A clear and purposeful narrative structure is essential for transforming complex data insights into engaging stories that drive understanding and decision-making.
The most effective data stories guide audiences through four structured stages: framing the problem, presenting analysis, making recommendations, and prompting action.
This logical progression ensures that your message remains relevant and actionable, connects with your audience, and enables practical outcomes from data-driven findings.
Crafting a narrative in this manner promotes clarity, engagement, and confidence in the decisions that follow.
Framing the Problem
The first step of a compelling narrative is to define the central problem, challenge, or opportunity. This sets the stage for the entire story and ensures the audience understands the context and significance.
1. Begin with context: Outline the environment or situation in which the data is operating.
2. Specify the challenge: Pinpoint exactly what issue or opportunity is being addressed.
3. Highlight relevance: Relate the problem to your audience’s needs, goals, or strategic priorities.
Effective problem framing grabs attention and motivates the audience to care about the findings and solutions presented.
Presenting the Analysis
Analysis presents the evidence that supports the narrative, uncovering insights through rigorous examination of the data.

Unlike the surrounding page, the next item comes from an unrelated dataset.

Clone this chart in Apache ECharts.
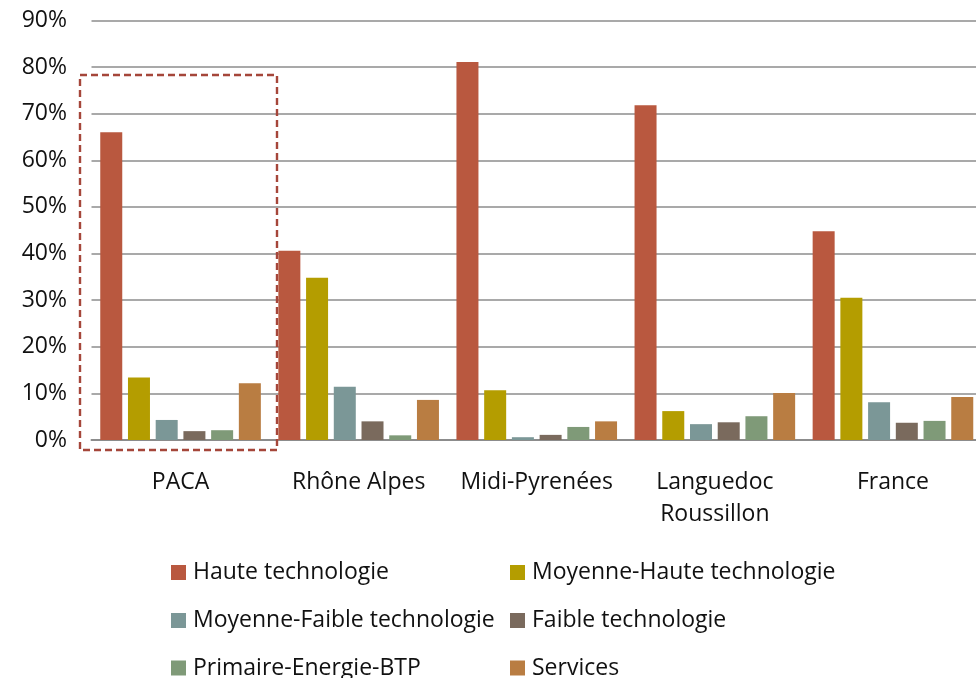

A strong analysis section builds credibility for the recommendations and guides the audience to understand the “why” behind the problem.
Making Recommendations
This section translates analysis into actionable advice, suggesting clear strategies or solutions for addressing the central problem.
1. Prioritize recommendations: Focus on practical, impactful steps with supporting evidence.
2. Connect recommendations to analysis: Demonstrate how each solution emerges naturally from your findings.
3. Consider constraints and alternative options: Address risks, limitations, or possible tradeoffs to offer a balanced perspective.
Recommendations guide the audience toward logical and achievable next steps, facilitating consensus and buy-in.
The narrative concludes by calling for specific action, ensuring insights and recommendations translate to practical change.
1. Clearly define next steps: Outline who should do what, and by when.
2. Link actions to outcomes: Explain how the proposed actions will address the problem or seize the opportunity.
3. Assign accountability and resources: Encourage commitment to implementation and set measurable criteria for success.
4. Foster ongoing monitoring and adaptation: Suggest mechanisms for review and refinement based on results.
Prompting action turns analysis into real-world impact, empowering decision-makers to act confidently.